As the upbeat “pop-y” songs came to an end, the choir sang a quiet and graceful song.  “Can You Feel the Love Tonight,” from The Lion King, originally written by Elton John, was the perfect song to lead into the Band’s interlude. Junior Liat Bainvoll was designated the solo for this song and boy did the designator know what he/she was doing. Liat’s strong soprano voice allowed for this song to be sung to its fullest potential. Soon Benny  Balazs chimed in. His deep voice meshed perfectly with Liat’s.

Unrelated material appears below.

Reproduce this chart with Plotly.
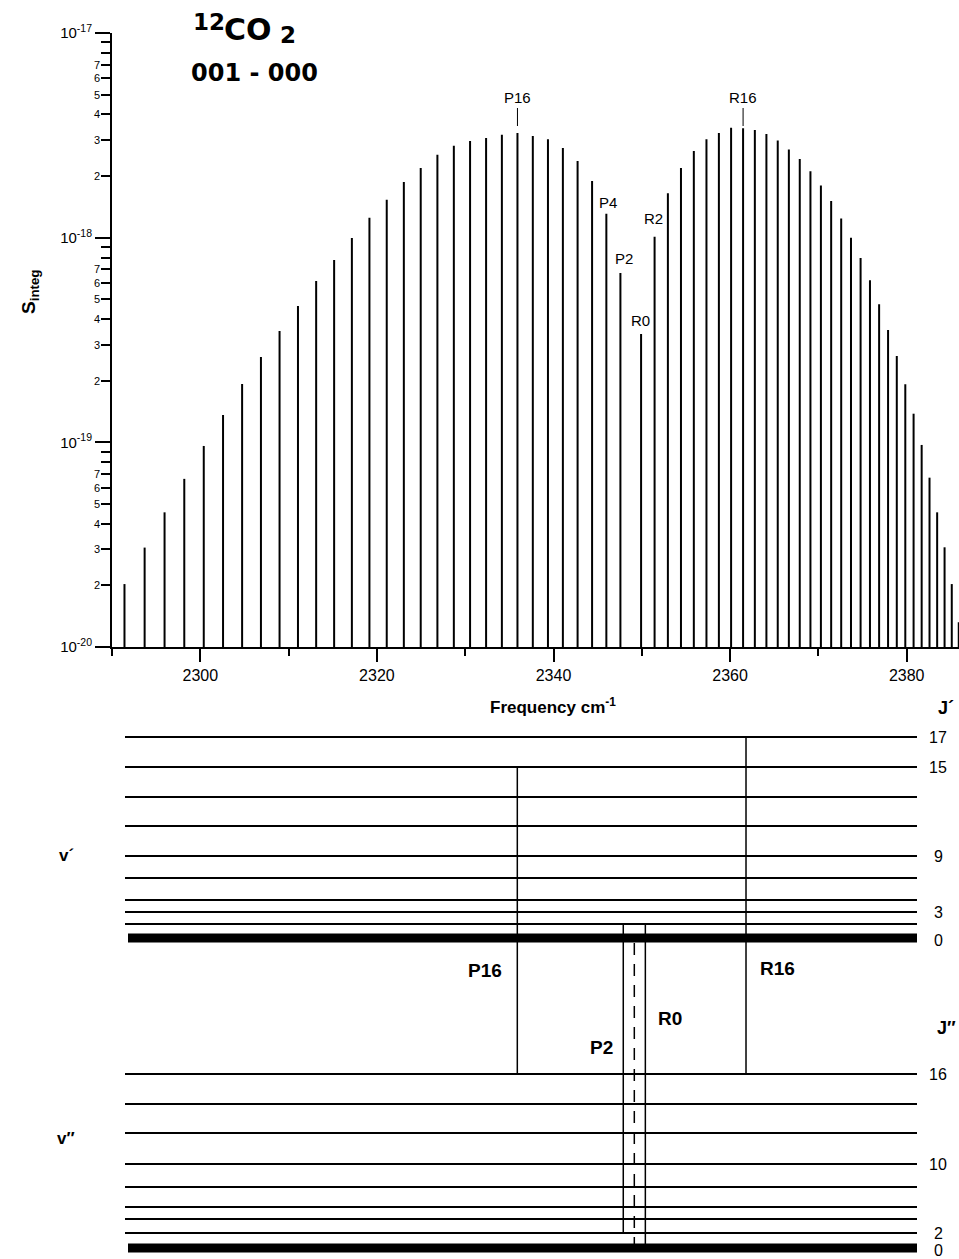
import numpy as np
import plotly.graph_objects as go

# ---------------- data: 12CO2 001-000 band lines ----------------
P_J = [2, 4, 6, 8, 10, 12, 14, 16, 18, 20, 22, 24, 26, 28, 30, 32, 34, 36, 38, 40,
       42, 44, 46, 48, 50, 52, 54, 56, 58, 60]
P_FREQ = [2347.576, 2345.984, 2344.368, 2342.727, 2341.061, 2339.371, 2337.656, 2335.917,
          2334.153, 2332.364, 2330.550, 2328.712, 2326.850, 2324.962, 2323.050, 2321.113,
          2319.153, 2317.166, 2315.155, 2313.121, 2311.061, 2308.976, 2306.867, 2304.734,
          2302.575, 2300.392, 2298.185, 2295.952, 2293.695, 2291.413]
P_S = [6.72e-19, 1.31e-18, 1.89e-18, 2.37e-18, 2.74e-18, 3.03e-18, 3.14e-18, 3.25e-18,
       3.18e-18, 3.07e-18, 2.97e-18, 2.81e-18, 2.54e-18, 2.19e-18, 1.87e-18, 1.53e-18,
       1.25e-18, 9.97e-19, 7.78e-19, 6.14e-19, 4.64e-19, 3.50e-19, 2.61e-19, 1.93e-19,
       1.36e-19, 9.60e-20, 6.63e-20, 4.55e-20, 3.06e-20, 2.03e-20]

R_J = [0, 2, 4, 6, 8, 10, 12, 14, 16, 18, 20, 22, 24, 26, 28, 30, 32, 34, 36, 38, 40,
       42, 44, 46, 48, 50, 52, 54, 56, 58, 60, 62]
R_FREQ = [2349.917, 2351.447, 2352.953, 2354.434, 2355.890, 2357.321, 2358.728, 2360.110,
          2361.468, 2362.801, 2364.110, 2365.393, 2366.652, 2367.887, 2369.096, 2370.281,
          2371.442, 2372.578, 2373.688, 2374.775, 2375.838, 2376.874, 2377.887, 2378.875,
          2379.839, 2380.777, 2381.691, 2382.581, 2383.446, 2384.286, 2385.101, 2385.893]
R_S = [3.38e-19, 1.01e-18, 1.65e-18, 2.19e-18, 2.65e-18, 3.03e-18, 3.25e-18, 3.44e-18,
       3.42e-18, 3.36e-18, 3.21e-18, 2.98e-18, 2.70e-18, 2.42e-18, 2.11e-18, 1.80e-18,
       1.51e-18, 1.24e-18, 1.00e-18, 7.96e-19, 6.19e-19, 4.73e-19, 3.54e-19, 2.64e-19,
       1.92e-19, 1.38e-19, 9.71e-20, 6.72e-20, 4.55e-20, 3.07e-20, 2.03e-20, 1.32e-20]

LABELLED_LINES = ["P16", "R16", "P4", "R2", "P2", "R0"]

X_TICKS = [2300, 2320, 2340, 2360, 2380]
X_MINOR = [2290, 2310, 2330, 2350, 2370]
Y_DECADES = [1e-20, 1e-19, 1e-18, 1e-17]
Y_DECADE_TEXT = ["10<sup>-20</sup>", "10<sup>-19</sup>", "10<sup>-18</sup>", "10<sup>-17</sup>"]
Y_MINOR_DIGITS = [2, 3, 4, 5, 6, 7, 8, 9]
Y_LABELLED_DIGITS = [2, 3, 4, 5, 6, 7]

# ---------------- data: energy level scheme (schematic heights) ----------------
UPPER_J = [17, 15, 13, 11, 9, 7, 5, 3, 1, 0]
UPPER_H = [522, 492, 462, 433, 403, 381, 359, 347, 335, 321]
UPPER_LABELLED = [17, 15, 9, 3, 0]
LOWER_J = [16, 14, 12, 10, 8, 6, 4, 2, 0]
LOWER_H = [185, 155, 126, 95, 72, 52, 40, 26, 11]
LOWER_LABELLED = [16, 10, 2, 0]

TRANS_NAME = ["P16", "R16", "P2", "R0", "Q0"]
TRANS_X = [2335.9, 2361.8, 2347.9, 2350.4, 2349.15]
TRANS_UPPER_J = [15, 17, 1, 1, 0]
TRANS_LOWER_J = [16, 16, 2, 0, 0]
TRANS_ALLOWED = [True, True, True, True, False]

# ---------------- layout helpers ----------------
W, H = 959, 1259
FONT = "Liberation Sans, Arial, Helvetica, sans-serif"
WIDE = "DejaVu Sans, Liberation Sans, sans-serif"
X_RANGE = [2290, 2385.92]
S_FLOOR = 1e-20


def pxx(p):
    return p / W


def pxy(p):
    return 1 - p / H


def f_of_px(p):
    return X_RANGE[0] + (p - 112) * (X_RANGE[1] - X_RANGE[0]) / (959 - 112)


fig = go.Figure()

# spectrum sticks
xs, ys = [], []
for f, s in zip(P_FREQ + R_FREQ, P_S + R_S):
    xs += [f, f, None]
    ys += [S_FLOOR, s, None]
fig.add_trace(go.Scatter(x=xs, y=ys, mode="lines", line=dict(color="black", width=2),
                         hoverinfo="skip", showlegend=False, xaxis="x", yaxis="y"))

# energy levels
lvl_x0, lvl_x1 = f_of_px(125), f_of_px(917)
thin_x, thin_y, thick_x, thick_y = [], [], [], []
for J, h in list(zip(UPPER_J, UPPER_H)) + list(zip(LOWER_J, LOWER_H)):
    if J == 0:
        thick_x += [f_of_px(128), lvl_x1, None]
        thick_y += [h, h, None]
    else:
        thin_x += [lvl_x0, lvl_x1, None]
        thin_y += [h, h, None]
fig.add_trace(go.Scatter(x=thin_x, y=thin_y, mode="lines", line=dict(color="black", width=1.8),
                         hoverinfo="skip", showlegend=False, xaxis="x2", yaxis="y2"))
fig.add_trace(go.Scatter(x=thick_x, y=thick_y, mode="lines", line=dict(color="black", width=9),
                         hoverinfo="skip", showlegend=False, xaxis="x2", yaxis="y2"))

# transitions
up = dict(zip(UPPER_J, UPPER_H))
lo = dict(zip(LOWER_J, LOWER_H))
sx, sy, dx, dy = [], [], [], []
for x, ju, jl, ok in zip(TRANS_X, TRANS_UPPER_J, TRANS_LOWER_J, TRANS_ALLOWED):
    if ok:
        sx += [x, x, None]
        sy += [up[ju], lo[jl], None]
    else:
        dx += [x, x]
        dy += [up[ju] - 5, lo[jl]]
fig.add_trace(go.Scatter(x=sx, y=sy, mode="lines", line=dict(color="black", width=1.5),
                         hoverinfo="skip", showlegend=False, xaxis="x2", yaxis="y2"))
fig.add_trace(go.Scatter(x=dx, y=dy, mode="lines", line=dict(color="black", width=1.5, dash="12px,9px"),
                         hoverinfo="skip", showlegend=False, xaxis="x2", yaxis="y2"))

ann = []
# title
ann.append(dict(text="<b>12</b>", x=pxx(191), y=pxy(22), xanchor="left", yanchor="middle",
                font=dict(size=23, family=WIDE)))
ann.append(dict(text="<b>CO</b>", x=pxx(222), y=pxy(29), xanchor="left", yanchor="middle",
                font=dict(size=30, family=WIDE)))
ann.append(dict(text="<b>2</b>", x=pxx(278), y=pxy(35), xanchor="left", yanchor="middle",
                font=dict(size=23, family=WIDE)))
ann.append(dict(text="<b>001 - 000</b>", x=pxx(189), y=pxy(73), xanchor="left", yanchor="middle",
                font=dict(size=24, family=WIDE)))

# axis titles
ann.append(dict(text="<b>Frequency cm<sup>-1</sup></b>", x=pxx(553), y=pxy(706), xanchor="center",
                yanchor="middle", font=dict(size=17)))
ann.append(dict(text="<b>S<sub>integ</sub></b>", x=pxx(30), y=pxy(292), textangle=-90, xanchor="center",
                yanchor="middle", font=dict(size=19)))

# y minor digit labels
for e in [-20, -19, -18]:
    for d in Y_LABELLED_DIGITS:
        ann.append(dict(text=str(d), x=pxx(102), y=np.log10(d * 10.0 ** e), xref="paper", yref="y",
                        xanchor="right", yanchor="middle", font=dict(size=11)))

# line labels on the spectrum
lines_all = {("P%d" % j): (f, s) for j, f, s in zip(P_J, P_FREQ, P_S)}
lines_all.update({("R%d" % j): (f, s) for j, f, s in zip(R_J, R_FREQ, R_S)})
label_py = {"P16": 97, "R16": 97, "P4": 203, "R2": 218, "P2": 259, "R0": 320}
label_dx = {"P16": 0, "R16": 0, "P4": 0.2, "R2": -0.1, "P2": 0.4, "R0": -0.1}
shapes = []
for name in LABELLED_LINES:
    f, s = lines_all[name]
    ann.append(dict(text=name, x=f + label_dx[name], y=pxy(label_py[name]), xref="x", yref="paper",
                    xanchor="center", yanchor="middle", font=dict(size=15)))
    if name in ("P16", "R16"):
        shapes.append(dict(type="line", xref="x", yref="paper", x0=f, x1=f, y0=pxy(108), y1=pxy(126),
                           line=dict(color="black", width=1)))

# level scheme labels
for J, h in zip(UPPER_J, UPPER_H):
    if J in UPPER_LABELLED:
        ann.append(dict(text=str(J), x=f_of_px(938), y=h - (2 if J == 0 else 0), xref="x2", yref="y2",
                        xanchor="center", yanchor="middle", font=dict(size=16)))
for J, h in zip(LOWER_J, LOWER_H):
    if J in LOWER_LABELLED:
        ann.append(dict(text=str(J), x=f_of_px(938), y=h - (2 if J == 0 else 0), xref="x2", yref="y2",
                        xanchor="center", yanchor="middle", font=dict(size=16)))

trans_label_pos = {"P16": (485, 970), "R16": (777, 968), "R0": (670, 1018), "P2": (601, 1047)}
for name, (px, py) in trans_label_pos.items():
    ann.append(dict(text="<b>%s</b>" % name, x=f_of_px(px), y=H - py, xref="x2", yref="y2",
                    xanchor="center", yanchor="middle", font=dict(size=19)))

ann.append(dict(text="<b>J\u00b4</b>", x=pxx(946), y=pxy(708), xanchor="center", yanchor="middle", font=dict(size=18)))
ann.append(dict(text="<b>J\u2033</b>", x=pxx(946), y=pxy(1028), xanchor="center", yanchor="middle", font=dict(size=18)))
ann.append(dict(text="<b>v\u00b4</b>", x=pxx(66), y=pxy(855), xanchor="center", yanchor="middle", font=dict(size=17)))
ann.append(dict(text="<b>v\u2033</b>", x=pxx(66), y=pxy(1138), xanchor="center", yanchor="middle", font=dict(size=17)))

for a in ann:
    a.setdefault("xref", "paper")
    a.setdefault("yref", "paper")
    a["showarrow"] = False

y_minor = [d * 10.0 ** e for e in [-20, -19, -18] for d in Y_MINOR_DIGITS]

fig.update_layout(
    width=W, height=H,
    margin=dict(l=0, r=0, t=0, b=0, pad=0, autoexpand=False),
    paper_bgcolor="white", plot_bgcolor="white",
    showlegend=False,
    font=dict(family=FONT, color="black"),
    xaxis=dict(domain=[pxx(112), 1], range=X_RANGE, anchor="y", automargin=False,
               tickmode="array", tickvals=X_TICKS, ticktext=[str(t) for t in X_TICKS],
               ticks="outside", ticklen=13, tickwidth=1.5, tickcolor="black",
               showline=True, linecolor="black", linewidth=2,
               showgrid=False, zeroline=False, tickfont=dict(size=16),
               minor=dict(tickmode="array", tickvals=X_MINOR, ticks="outside", ticklen=7,
                          tickwidth=1.5, tickcolor="black", showgrid=False)),
    yaxis=dict(type="log", domain=[pxy(647), pxy(33)], range=[-20, -17], anchor="x", automargin=False,
               tickmode="array", tickvals=Y_DECADES, ticktext=Y_DECADE_TEXT,
               ticks="outside", ticklen=15, tickwidth=1.5, tickcolor="black",
               showline=True, linecolor="black", linewidth=2,
               showgrid=False, zeroline=False, tickfont=dict(size=15),
               minor=dict(tickmode="array", tickvals=y_minor, ticks="outside", ticklen=9,
                          tickwidth=1.5, tickcolor="black", showgrid=False)),
    xaxis2=dict(domain=[pxx(112), 1], range=X_RANGE, anchor="y2", visible=False, automargin=False),
    yaxis2=dict(domain=[0, pxy(729)], range=[0, 530], anchor="x2", visible=False, automargin=False),
    annotations=ann,
    shapes=shapes,
)

fig.write_html("out.html", config={"displayModeBar": False},
               post_script="document.body.style.margin='0px';")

Then came a Band interlude, when senior and band leader Kalil Eden accompanied sophomore Rachel Glouberman in a piece that was simply beautiful. Performing David Bowie’s “Space Oddity,” Rachel’s deep, raspy voice harmonized wonderfully with Kalil’s piano playing of his own arrangement, full of lush chords and warm, evocative textures.

The Choirhawks then dashed back onto the risers and sang their most famous song, “Hinei Ba Hashalom.” The choir delivered this song with the usual panache and vibrancy. Liat Bainvoll sang the soprano solo while freshman Shirel Benji sang the alto solo, which provided an unexpected, but good contrast. This song was fun and will clearly always be an audience favorite.

“Acheinu,” a slower song arranged by our very own Mrs. Keene, was dominated by Benny Balazs’ beautiful voice. It seemed as though Benny’s voice was made for this song. Joined by sophomore Rachel Spronz and Liat Bainvoll, this song was somber, and even Reb Noam Weissman stopped bobbing his baby up and down in the back of the room for two minutes.

Junior and soloist Natalie Dahan said the year had ended well.

“Choirhawks were able to pull through and have a really fun cool year, with dancing solos and smiles,” Natalie said.

And so they were. The choir will be singing its last performances June 9 at graduation and June 12 at the Shalhevet gala and groundbreaking. Congratulations on an amazing performance, an amazing year, and a bright future for the newest members of the Firehawk family.